Arnaud Daret : La numérisation découle effectivement de ce projet de refonte du musée qui était tellement particulier qu’il fallait l’aborder par des disciplines qui n’ont rien à voir avec l’histoire, l’histoire de l’art ou la préservation du patrimoine. C’est pour cette raison que la DRAC et le musée nous ont contactés il y a 4 ans en nous demandant de structurer toute cette documentation et de créer un SIG (système d’information géographique) avec des couches de données qu’on puisse assembler, superposer, interroger et permettant de faire émerger des phénomènes. Étant donnée la taille de l’objet, c’était effectivement une très bonne idée. Nous avons donc adapté, pour la tapisserie, des outils habituellement utilisés dans des projets de géographie. En définitive, la version numérique n’est pas tant un moyen d’observation directe de la tapisserie qu’un support d’étude et d’annotations pour les chercheurs.

Comment s’est déroulée la numérisation ?
A. D. :
La captation était assez complexe à réaliser car lorsque la tapisserie est déroulée dans son local technique, le recul possible est faible. La tapisserie a été « découpée » en 86 clichés qui se superposent et qui ont été assemblés numériquement. Il ne devait pas y avoir de déformation, on ne pouvait évidemment pas rogner et manipuler une image de cette taille est difficile avec les outils communs.
A. V. : Il a également été nécessaire de déplacer la tapisserie à 4 reprises au cours des prises de vues, ce qui a rajouté de la difficulté puisque à chaque déplacement, il y avait des déformations du tissu d’une image à l’autre. Cela aurait été beaucoup plus simple avec une peinture murale ! Sans oublier le fait que déplacer la tapisserie pour la faire glisser sur son rail dans le local technique mobilise 50 personnes…
A. D. : L’équipe de captation en a profité pour réaliser une imagerie multispectrale : infrarouge, ultraviolette, fluorescence ultraviolette et en lumière rasante car il ne faut pas oublier que l’œuvre est en 3D. L’image proposée au grand public sur le site du musée est la même que celle qui sert à tout le système et sur laquelle les chercheurs viennent indexer leurs documents.

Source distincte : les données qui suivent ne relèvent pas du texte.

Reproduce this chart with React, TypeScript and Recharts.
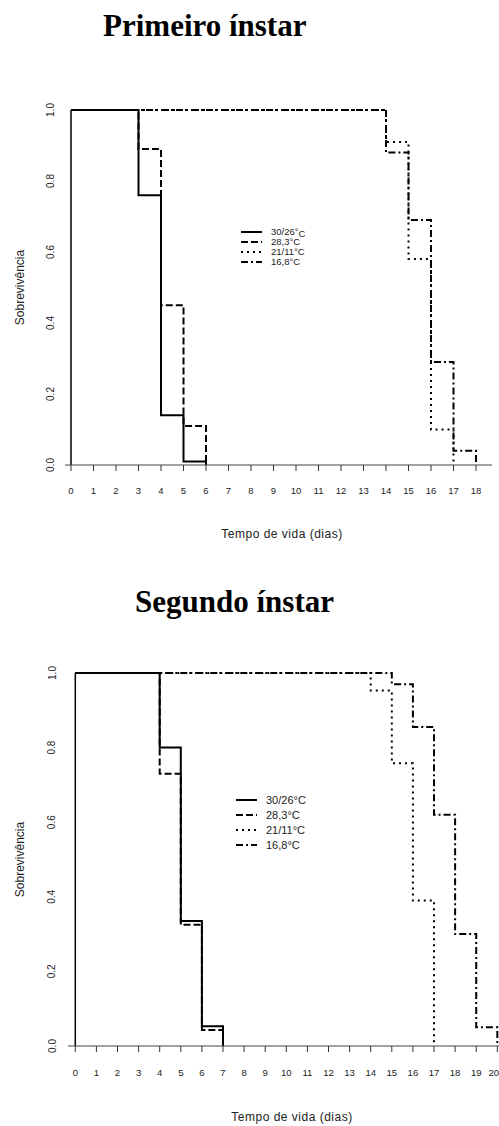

Étude de la tapisserie de Bayeux
Tapisserie de Bayeux  © S. Maurice  Ville de Bayeux

Que vous apprennent ces images ?
A. D. : Et bien par exemple, la fluorescence ultraviolette fait ressortir immédiatement des laines teintées chimiquement. Les colorants utilisés renvoient la lumière différemment dans ce cas. On peut en conclure qu’on a là des fibres correspondant à des restaurations récentes.
A. V. : Oui, dans ce cas il s’agit sans doute d’interventions datant des années 1870 mais nous ne disposons d’aucune information historique. Ce qu’il faut se dire c’est que depuis le XIe siècle, la tapisserie a dû subir bien des restaurations. En ce qui concerne la conservation, l’outil SIDS nous a permis de relever la totalité des dégradations et de hiérarchiser leur niveau de stabilité afin de pouvoir intervenir.

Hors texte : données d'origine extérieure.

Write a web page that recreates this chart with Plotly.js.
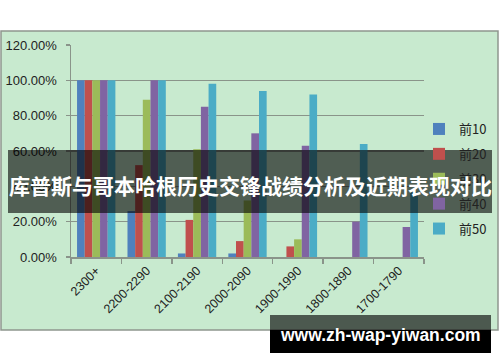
<!DOCTYPE html>
<html>
<head>
<meta charset="utf-8">
<script src="https://cdn.plot.ly/plotly-3.0.1.min.js"></script>
<style>html,body{margin:0;padding:0;background:#fff;}#chart{width:500px;height:362px;}</style>
</head>
<body>
<div id="chart"></div>
<script>
// Data
const categories = ["2300+", "2200-2290", "2100-2190", "2000-2090", "1900-1990", "1800-1890", "1700-1790"];
const seriesNames = ["前10", "前20", "前30", "前40", "前50"];
const top10 = [1.00, 0.26, 0.02, 0.02, 0.00, 0.00, 0.00];
const top20 = [1.00, 0.52, 0.21, 0.09, 0.06, 0.00, 0.00];
const top30 = [1.00, 0.89, 0.61, 0.32, 0.10, 0.00, 0.00];
const top40 = [1.00, 1.00, 0.85, 0.70, 0.63, 0.20, 0.17];
const top50 = [1.00, 1.00, 0.98, 0.94, 0.92, 0.64, 0.37];
const yTicks = [0, 0.2, 0.4, 0.6, 0.8, 1.0, 1.2];
const titleText = "库普斯与哥本哈根历史交锋战绩分析及近期表现对比";
const urlText = "www.zh-wap-yiwan.com";

const colors = ["#4F81BD", "#C0504D", "#9BBB59", "#8064A2", "#4BACC6"];
const values = [top10, top20, top30, top40, top50];

const W = 500, H = 362;
const px = x => x / W;
const py = y => 1 - y / H;

const traces = values.map((v, i) => ({
  type: "bar",
  name: seriesNames[i],
  x: categories,
  y: v,
  marker: {color: colors[i], line: {width: 0}},
  legendgroup: "g" + i,
  hoverinfo: "skip"
}));

const layout = {
  width: W, height: H,
  margin: {l: 0, r: 0, t: 0, b: 0},
  paper_bgcolor: "#ffffff",
  plot_bgcolor: "rgba(0,0,0,0)",
  barmode: "group",
  bargap: 0.24,
  bargroupgap: 0,
  font: {family: "Liberation Sans, Arial, sans-serif", color: "#222"},
  xaxis: {
    domain: [px(71), px(424)],
    type: "category",
    tickson: "boundaries",
    ticks: "outside", ticklen: 5, tickcolor: "#8a948a", tickwidth: 1.5,
    showline: true, linecolor: "#8a948a", linewidth: 1.5,
    showgrid: false,
    tickangle: -45,
    tickfont: {size: 12.5, color: "#222"}
  },
  yaxis: {
    domain: [py(257), py(45)],
    range: [0, 1.2],
    tickvals: yTicks,
    tickformat: ".2%",
    ticks: "outside", ticklen: 4, tickcolor: "#8a948a", tickwidth: 1.5,
    showline: true, linecolor: "#8a948a", linewidth: 1.5,
    showgrid: true, gridcolor: "#8a948a", gridwidth: 1.5,
    zeroline: false,
    ticklabelstandoff: 6,
    tickfont: {size: 13, color: "#222"}
  },
  showlegend: true,
  legend: {
    x: px(419), xanchor: "left",
    y: py(114), yanchor: "top",
    bgcolor: "rgba(0,0,0,0)",
    tracegroupgap: 5,
    font: {size: 13, color: "#222", family: "Noto Sans CJK SC, Liberation Sans, sans-serif"}
  },
  shapes: [
    {type: "rect", xref: "paper", yref: "paper", layer: "below",
     x0: px(1), x1: px(498), y0: py(330), y1: py(31),
     fillcolor: "#c8eacf", line: {color: "#8f968f", width: 1.5}},
    {type: "rect", xref: "paper", yref: "paper", layer: "above",
     x0: px(8), x1: px(492), y0: py(213), y1: py(150),
     fillcolor: "rgba(0,0,0,0.6)", line: {width: 0}},
    {type: "rect", xref: "paper", yref: "paper", layer: "above",
     x0: px(270), x1: px(491), y0: py(330), y1: py(315),
     fillcolor: "rgba(0,0,0,0.62)", line: {width: 0}},
    {type: "rect", xref: "paper", yref: "paper", layer: "above",
     x0: px(270), x1: px(491), y0: py(353), y1: py(330),
     fillcolor: "#000000", line: {width: 0}}
  ],
  annotations: [
    {xref: "paper", yref: "paper", x: px(250), y: py(185), xanchor: "center", yanchor: "middle",
     text: "<b>" + titleText + "</b>", showarrow: false,
     font: {size: 21, color: "#ffffff", family: "Noto Sans CJK SC, sans-serif"}},
    {xref: "paper", yref: "paper", x: px(380), y: py(335), xanchor: "center", yanchor: "middle",
     text: "<b>" + urlText + "</b>", showarrow: false,
     font: {size: 17.5, color: "#ffffff", family: "Liberation Sans, Arial, sans-serif"}}
  ]
};

Plotly.newPlot("chart", traces, layout, {displayModeBar: false, staticPlot: true});
</script>
</body>
</html>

Comment vont se dérouler les opérations de restauration et à quoi ressemblera le nouveau musée ?
A. V. :
L’idée, c’est que les études de restauration/conservation puissent être menées parallèlement à l'élaboration du programme architectural et technique. Ensuite, les opérations de restauration se feront pendant la durée du chantier de redéploiement du musée, au mieux à partir de l’automne 2024, sur une période de 18 mois, pour une finalisation au printemps 2026.
Sur le plan muséographique, les premières études de restauration ont permis de démontrer qu’une présentation verticale n’était pas adaptée à la préservation de l’œuvre. Il est donc nécessaire de prévoir un système de pan incliné. Avec une présentation verticale, on peut tout imaginer sur le plan architectural, à l’intérieur ou à l’extérieur d’un U, dans un cercle, mais à partir du moment où l’on incline la tapisserie, on est forcément sur une présentation linéaire car on ne peut plus la faire tourner. Il faut donc, pour l’abriter, un bâtiment de près de 80 mètres de long… Nous allons prochainement lancer le concours d’architecte.

Propos recueillis le 26 février 2021.